EXTRACTED DATA:
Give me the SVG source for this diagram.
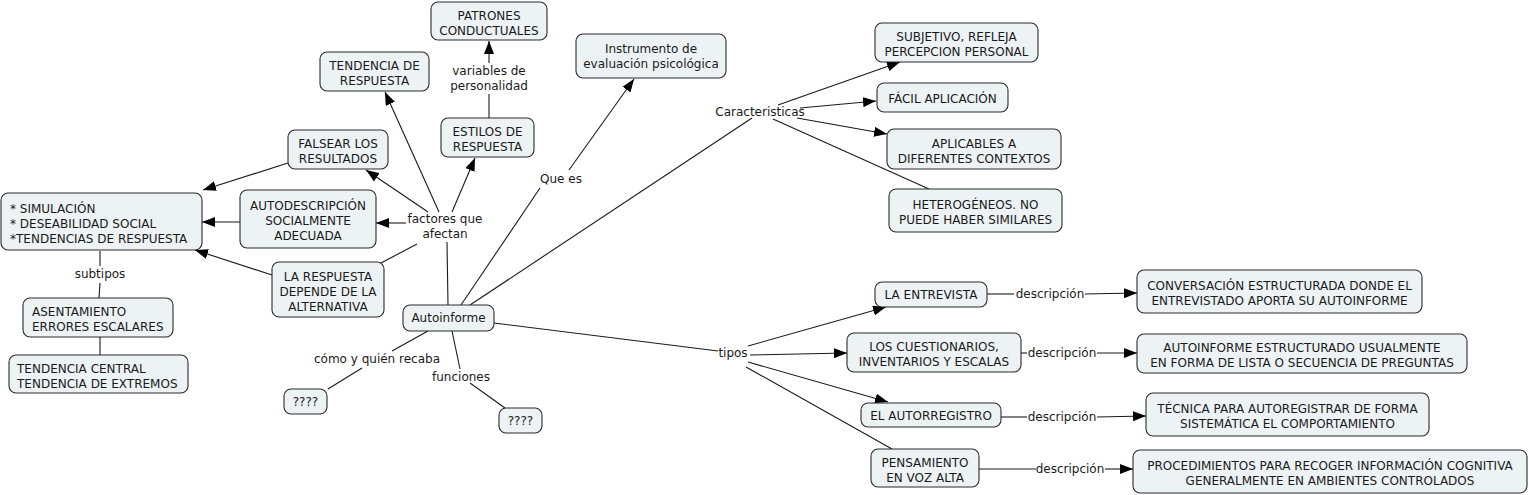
<svg xmlns="http://www.w3.org/2000/svg" width="1529" height="495" viewBox="0 0 1529 495">
<style>
.n rect{fill:#edf2f4;stroke:#2b2b2b;stroke-width:1.1}
text{font-family:"DejaVu Sans",Verdana,sans-serif;font-size:12px;fill:#1a1a1a}
.c{text-anchor:middle}
#links line{stroke:#1a1a1a;stroke-width:1.1}
.a{marker-end:url(#ah)}
</style>
<defs>
<marker id="ah" markerUnits="userSpaceOnUse" markerWidth="13" markerHeight="10" refX="13" refY="5" orient="auto">
<path d="M0,0 L13,5 L0,10 z" fill="#000"/>
</marker>
</defs>
<rect width="1529" height="495" fill="#fff"/>
<g id="links">
<!-- factores -->
<line x1="447" y1="242" x2="448" y2="305"/>
<line class="a" x1="439" y1="212" x2="385" y2="92"/>
<line class="a" x1="452" y1="212" x2="475" y2="158"/>
<line class="a" x1="428" y1="212" x2="366" y2="170"/>
<line class="a" x1="406" y1="223" x2="376" y2="223"/>
<line x1="417" y1="244" x2="381" y2="263"/>
<line class="a" x1="288" y1="163" x2="203" y2="190"/>
<line class="a" x1="240" y1="222" x2="202" y2="222"/>
<line class="a" x1="272" y1="275" x2="195" y2="250"/>
<line x1="100" y1="251" x2="100" y2="266"/>
<line x1="100" y1="283" x2="99" y2="298"/>
<line x1="100" y1="337" x2="100" y2="355"/>
<!-- estilos -->
<line x1="489" y1="118" x2="489" y2="94"/>
<line class="a" x1="489" y1="63" x2="489" y2="41"/>
<!-- que es -->
<line x1="461" y1="305" x2="540" y2="188"/>
<line class="a" x1="569" y1="170" x2="634" y2="79"/>
<!-- caracteristicas -->
<line x1="470" y1="305" x2="752" y2="118"/>
<line class="a" x1="778" y1="105" x2="900" y2="62"/>
<line class="a" x1="800" y1="108" x2="876" y2="101"/>
<line class="a" x1="797" y1="118" x2="887" y2="134"/>
<line x1="773" y1="119" x2="929" y2="189"/>
<!-- como / funciones -->
<line x1="428" y1="331" x2="392" y2="351"/>
<line x1="362" y1="368" x2="328" y2="389"/>
<line x1="452" y1="331" x2="460" y2="369"/>
<line x1="470" y1="383" x2="505" y2="408"/>
<!-- tipos -->
<line x1="494" y1="323" x2="718" y2="351"/>
<line class="a" x1="748" y1="346" x2="886" y2="307"/>
<line class="a" x1="750" y1="355" x2="847" y2="353"/>
<line class="a" x1="748" y1="362" x2="888" y2="402"/>
<line x1="746" y1="367" x2="892" y2="449"/>
<!-- descripcion -->
<line x1="987" y1="294" x2="1014" y2="294"/>
<line class="a" x1="1085" y1="294" x2="1137" y2="293"/>
<line x1="1021" y1="353" x2="1027" y2="353"/>
<line class="a" x1="1097" y1="353" x2="1137" y2="353"/>
<line x1="1001" y1="417" x2="1027" y2="417"/>
<line class="a" x1="1097" y1="417" x2="1146" y2="416"/>
<line x1="979" y1="469" x2="1036" y2="469"/>
<line class="a" x1="1105" y1="469" x2="1133" y2="469"/>
</g>
<g id="labels">
<text class="c" x="489" y="75">variables de</text>
<text class="c" x="489" y="90">personalidad</text>
<text class="c" x="561" y="183">Que es</text>
<text class="c" x="760" y="116">Caracteristicas</text>
<text class="c" x="445" y="223">factores que</text>
<text class="c" x="445" y="238">afectan</text>
<text class="c" x="100" y="278">subtipos</text>
<text class="c" x="377" y="363">cómo y quién recaba</text>
<text class="c" x="461" y="381">funciones</text>
<text class="c" x="733" y="357">tipos</text>
<text class="c" x="1050" y="298">descripción</text>
<text class="c" x="1062" y="357">descripción</text>
<text class="c" x="1062" y="421">descripción</text>
<text class="c" x="1070" y="473">descripción</text>
</g>
<g id="n1" class="n"><rect x="431" y="2" width="116" height="38" rx="7"/><text class="c" x="489" y="19.5">PATRONES</text><text class="c" x="489" y="34.5">CONDUCTUALES</text></g>
<g id="n2" class="n"><rect x="320" y="52" width="109" height="39" rx="7"/><text class="c" x="374.5" y="70">TENDENCIA DE</text><text class="c" x="374.5" y="85">RESPUESTA</text></g>
<g id="n3" class="n"><rect x="576" y="34" width="150" height="44" rx="7"/><text class="c" x="651" y="52.5">Instrumento de</text><text class="c" x="651" y="67.5">evaluación psicológica</text></g>
<g id="n4" class="n"><rect x="875" y="23" width="163" height="39" rx="7"/><text class="c" x="956.5" y="41">SUBJETIVO, REFLEJA</text><text class="c" x="956.5" y="56">PERCEPCION PERSONAL</text></g>
<g id="n5" class="n"><rect x="877" y="83" width="131" height="29" rx="7"/><text class="c" x="942.5" y="103">FÁCIL APLICACIÓN</text></g>
<g id="n6" class="n"><rect x="887" y="129" width="174" height="40" rx="7"/><text class="c" x="974" y="147.5">APLICABLES A</text><text class="c" x="974" y="162.5">DIFERENTES CONTEXTOS</text></g>
<g id="n7" class="n"><rect x="889" y="189" width="173" height="43" rx="7"/><text class="c" x="975.5" y="209">HETEROGÉNEOS. NO</text><text class="c" x="975.5" y="224">PUEDE HABER SIMILARES</text></g>
<g id="n8" class="n"><rect x="441" y="118" width="93" height="39" rx="7"/><text class="c" x="487.5" y="136">ESTILOS DE</text><text class="c" x="487.5" y="151">RESPUESTA</text></g>
<g id="n9" class="n"><rect x="288" y="130" width="100" height="39" rx="7"/><text class="c" x="338" y="148">FALSEAR LOS</text><text class="c" x="338" y="163">RESULTADOS</text></g>
<g id="n10" class="n"><rect x="1" y="193" width="201" height="57" rx="7"/><text x="10" y="213">* SIMULACIÓN</text><text x="10" y="228">* DESEABILIDAD SOCIAL</text><text x="10" y="243">*TENDENCIAS DE RESPUESTA</text></g>
<g id="n11" class="n"><rect x="240" y="190" width="136" height="58" rx="7"/><text class="c" x="308" y="210">AUTODESCRIPCIÓN</text><text class="c" x="308" y="225">SOCIALMENTE</text><text class="c" x="308" y="240">ADECUADA</text></g>
<g id="n12" class="n"><rect x="272" y="262" width="112" height="55" rx="7"/><text class="c" x="328" y="280.5">LA RESPUESTA</text><text class="c" x="328" y="295.5">DEPENDE DE LA</text><text class="c" x="328" y="310.5">ALTERNATIVA</text></g>
<g id="n13" class="n"><rect x="23" y="298" width="150" height="39" rx="7"/><text x="32" y="316">ASENTAMIENTO</text><text x="32" y="331">ERRORES ESCALARES</text></g>
<g id="n14" class="n"><rect x="9" y="355" width="179" height="38" rx="7"/><text x="17" y="372.5">TENDENCIA CENTRAL</text><text x="17" y="387.5">TENDENCIA DE EXTREMOS</text></g>
<g id="n15" class="n"><rect x="403" y="305" width="91" height="26" rx="7"/><text class="c" x="448.5" y="322">Autoinforme</text></g>
<g id="n16" class="n"><rect x="284" y="389" width="43" height="25" rx="7"/><text class="c" x="305.5" y="406">????</text></g>
<g id="n17" class="n"><rect x="499" y="408" width="43" height="25" rx="7"/><text class="c" x="520.5" y="425">????</text></g>
<g id="n18" class="n"><rect x="875" y="282" width="112" height="25" rx="7"/><text class="c" x="931" y="298.5">LA ENTREVISTA</text></g>
<g id="n19" class="n"><rect x="847" y="333" width="174" height="39" rx="7"/><text class="c" x="934" y="351">LOS CUESTIONARIOS,</text><text class="c" x="934" y="366">INVENTARIOS Y ESCALAS</text></g>
<g id="n20" class="n"><rect x="861" y="403" width="140" height="24" rx="7"/><text class="c" x="931" y="419.5">EL AUTORREGISTRO</text></g>
<g id="n21" class="n"><rect x="871" y="449" width="108" height="38" rx="7"/><text class="c" x="925" y="466.5">PENSAMIENTO</text><text class="c" x="925" y="481.5">EN VOZ ALTA</text></g>
<g id="n22" class="n"><rect x="1137" y="270" width="285" height="43" rx="7"/><text class="c" x="1279.5" y="290">CONVERSACIÓN ESTRUCTURADA DONDE EL</text><text class="c" x="1279.5" y="305">ENTREVISTADO APORTA SU AUTOINFORME</text></g>
<g id="n23" class="n"><rect x="1137" y="334" width="330" height="39" rx="7"/><text class="c" x="1302" y="352">AUTOINFORME ESTRUCTURADO USUALMENTE</text><text class="c" x="1302" y="367">EN FORMA DE LISTA O SECUENCIA DE PREGUNTAS</text></g>
<g id="n24" class="n"><rect x="1146" y="393" width="283" height="43" rx="7"/><text class="c" x="1287.5" y="413">TÉCNICA PARA AUTOREGISTRAR DE FORMA</text><text class="c" x="1287.5" y="428">SISTEMÁTICA EL COMPORTAMIENTO</text></g>
<g id="n25" class="n"><rect x="1133" y="450" width="394" height="43" rx="7"/><text class="c" x="1330" y="470">PROCEDIMIENTOS PARA RECOGER INFORMACIÓN COGNITIVA</text><text class="c" x="1330" y="485">GENERALMENTE EN AMBIENTES CONTROLADOS</text></g>
</svg>
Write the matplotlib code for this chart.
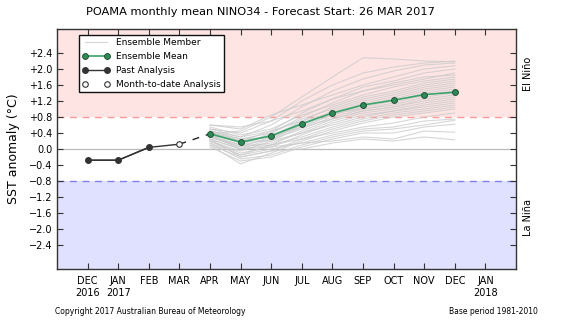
import numpy as np
import matplotlib
matplotlib.use("Agg")
import matplotlib.pyplot as plt

# month index: 0 = DEC 2016 ... 13 = JAN 2018
month_labels = ["DEC\n2016", "JAN\n2017", "FEB", "MAR", "APR", "MAY", "JUN",
                "JUL", "AUG", "SEP", "OCT", "NOV", "DEC", "JAN\n2018"]

# observed NINO34 anomalies
past_months = [0, 1, 2]
past_values = [-0.28, -0.28, 0.04]
mtd_month = 3
mtd_value = 0.12

# forecast months APR..DEC
fc_months = [4, 5, 6, 7, 8, 9, 10, 11, 12]
ens_mean = [0.38, 0.17, 0.33, 0.63, 0.90, 1.10, 1.22, 1.36, 1.42]

ens_members = [
    [0.38, 0.45, 0.80, 1.30, 1.80, 2.28, 2.25, 2.20, 2.18],
    [0.50, 0.40, 0.70, 1.20, 1.60, 1.90, 2.05, 2.15, 2.20],
    [0.45, 0.30, 0.60, 1.05, 1.45, 1.75, 1.95, 2.10, 2.15],
    [0.60, 0.50, 0.85, 1.10, 1.35, 1.60, 1.80, 2.00, 2.08],
    [0.40, 0.20, 0.45, 0.90, 1.25, 1.55, 1.70, 1.90, 2.00],
    [0.35, 0.10, 0.40, 0.80, 1.15, 1.45, 1.65, 1.80, 1.85],
    [0.55, 0.35, 0.50, 0.85, 1.10, 1.35, 1.55, 1.70, 1.80],
    [0.30, 0.05, 0.30, 0.70, 1.05, 1.30, 1.45, 1.65, 1.75],
    [0.45, 0.25, 0.40, 0.75, 1.00, 1.25, 1.40, 1.60, 1.70],
    [0.25, 0.00, 0.25, 0.60, 0.95, 1.20, 1.35, 1.55, 1.65],
    [0.40, 0.15, 0.35, 0.65, 0.90, 1.15, 1.30, 1.50, 1.60],
    [0.20, -0.05, 0.20, 0.55, 0.85, 1.10, 1.25, 1.45, 1.55],
    [0.35, 0.20, 0.30, 0.60, 0.85, 1.05, 1.20, 1.40, 1.50],
    [0.50, 0.30, 0.45, 0.70, 0.90, 1.00, 1.15, 1.35, 1.45],
    [0.30, 0.10, 0.25, 0.50, 0.80, 1.00, 1.10, 1.30, 1.40],
    [0.15, -0.15, 0.10, 0.45, 0.75, 0.95, 1.05, 1.25, 1.35],
    [0.40, 0.25, 0.30, 0.55, 0.75, 0.95, 1.05, 1.20, 1.30],
    [0.30, 0.05, 0.15, 0.40, 0.70, 0.90, 1.00, 1.15, 1.25],
    [0.20, -0.10, 0.05, 0.35, 0.65, 0.85, 0.95, 1.10, 1.20],
    [0.45, 0.20, 0.20, 0.40, 0.60, 0.80, 0.95, 1.05, 1.15],
    [0.35, 0.00, 0.10, 0.30, 0.55, 0.75, 0.90, 1.00, 1.10],
    [0.25, -0.20, -0.05, 0.25, 0.50, 0.70, 0.85, 0.95, 1.05],
    [0.10, -0.37, -0.10, 0.20, 0.45, 0.65, 0.80, 0.90, 1.00],
    [0.30, 0.10, 0.10, 0.25, 0.40, 0.55, 0.65, 0.80, 0.90],
    [0.20, -0.15, 0.00, 0.15, 0.35, 0.50, 0.55, 0.70, 0.75],
    [0.15, -0.25, -0.15, 0.10, 0.30, 0.45, 0.50, 0.60, 0.72],
    [0.05, -0.30, -0.20, 0.05, 0.25, 0.40, 0.40, 0.55, 0.62],
    [0.25, 0.00, 0.05, 0.15, 0.20, 0.30, 0.25, 0.45, 0.42],
    [0.10, -0.20, -0.05, 0.00, 0.15, 0.25, 0.20, 0.30, 0.23],
    [0.60, 0.55, 0.70, 0.95, 1.25, 1.45, 1.60, 1.75, 1.90],
]

yticks = [-2.4, -2.0, -1.6, -1.2, -0.8, -0.4, 0.0, 0.4, 0.8, 1.2, 1.6, 2.0, 2.4]
threshold = 0.8


def fmt_tick(v):
    if abs(v) < 1e-9:
        return "0.0"
    if v > 0:
        return "+%.1f" % v
    return "\u2212%.1f" % abs(v)


fig = plt.figure(figsize=(5.61, 3.21), dpi=100)
ax = fig.add_axes([57 / 561, 1 - 269 / 321, (516 - 57) / 561, (269 - 29) / 321])

xmin, xmax = -1, 14
ymin, ymax = -3.0, 3.0
ax.set_xlim(xmin, xmax)
ax.set_ylim(ymin, ymax)

# El Nino / La Nina shading
ax.axhspan(threshold, ymax, color="#ffe4e4", lw=0, zorder=0)
ax.axhspan(ymin, -threshold, color="#e0e0ff", lw=0, zorder=0)
ax.axhline(threshold, color="#ff9999", ls=(0, (5, 4)), lw=1.0, zorder=1)
ax.axhline(-threshold, color="#8080ee", ls=(0, (5, 4)), lw=1.0, zorder=1)
ax.axhline(0, color="#bbbbbb", lw=0.9, zorder=1)

# ensemble members
for i, m in enumerate(ens_members):
    ax.plot(fc_months, m, color="#cccccc", lw=0.8, alpha=0.8, zorder=2,
            label="Ensemble Member" if i == 0 else None)

# past analysis
ax.plot(past_months + [mtd_month], past_values + [mtd_value], color="#333333",
        lw=1.0, zorder=3)
ax.plot(past_months, past_values, color="#333333", lw=1.0, marker="o",
        ms=4, mfc="#333333", mec="#333333", zorder=4, label="Past Analysis")
ax.plot([mtd_month, fc_months[0]], [mtd_value, ens_mean[0]], color="#222222",
        lw=1.0, ls=(0, (5, 5)), zorder=3)
ax.plot([mtd_month], [mtd_value], ls="none", marker="o", ms=4, mfc="white",
        mec="#333333", mew=0.8, zorder=5, label="Month-to-date Analysis")

# ensemble mean
ax.plot(fc_months, ens_mean, color="#3aa36b", lw=1.2, marker="o", ms=4.2,
        mfc="#2e8b57", mec="#1f4f33", mew=0.7, zorder=6, label="Ensemble Mean")

ax.set_xticks(range(len(month_labels)))
ax.set_xticklabels(month_labels, fontsize=7)
ax.set_yticks(yticks)
ax.set_yticklabels([fmt_tick(v) for v in yticks], fontsize=7)
ax.tick_params(direction="in", length=4, width=0.8, top=True, right=True,
               color="#333333")
ax.tick_params(axis="x", pad=5)
for s in ax.spines.values():
    s.set_color("#333333")
    s.set_linewidth(1.0)

ax.set_ylabel("SST anomaly (\u00b0C)", fontsize=9, labelpad=6)

handles, labels = ax.get_legend_handles_labels()
order = ["Ensemble Member", "Ensemble Mean", "Past Analysis", "Month-to-date Analysis"]
hmap = dict(zip(labels, handles))
leg = ax.legend([hmap[k] for k in order], order, loc="upper left",
                bbox_to_anchor=(0.048, 0.975), fontsize=6.5, numpoints=2,
                fancybox=False, framealpha=1, edgecolor="#111111",
                borderpad=0.35, labelspacing=0.55, handlelength=3.0,
                handletextpad=0.8, borderaxespad=0)
leg.get_frame().set_linewidth(1.0)

# regime labels on the right
fig.text(528 / 561, 1 - 74 / 321, "El Ni\u00f1o", rotation=90, fontsize=7,
         ha="center", va="center")
fig.text(528 / 561, 1 - 218 / 321, "La Ni\u00f1a", rotation=90, fontsize=7,
         ha="center", va="center")

fig.text(260 / 561, 1 - 12 / 321,
         "POAMA monthly mean NINO34 - Forecast Start: 26 MAR 2017",
         fontsize=8.2, ha="center", va="center")
fig.text(55 / 561, 1 - 311 / 321, "Copyright 2017 Australian Bureau of Meteorology",
         fontsize=5.5, ha="left", va="center")
fig.text(538 / 561, 1 - 311 / 321, "Base period 1981-2010",
         fontsize=5.5, ha="right", va="center")

fig.savefig("out.png", dpi=100)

EXERCISE GOAL: Every line in the data above that contains "this" needs to be copied.

RESULT BELOW:
Give me the SVG source for this diagram.
Write the matplotlib code for this chart.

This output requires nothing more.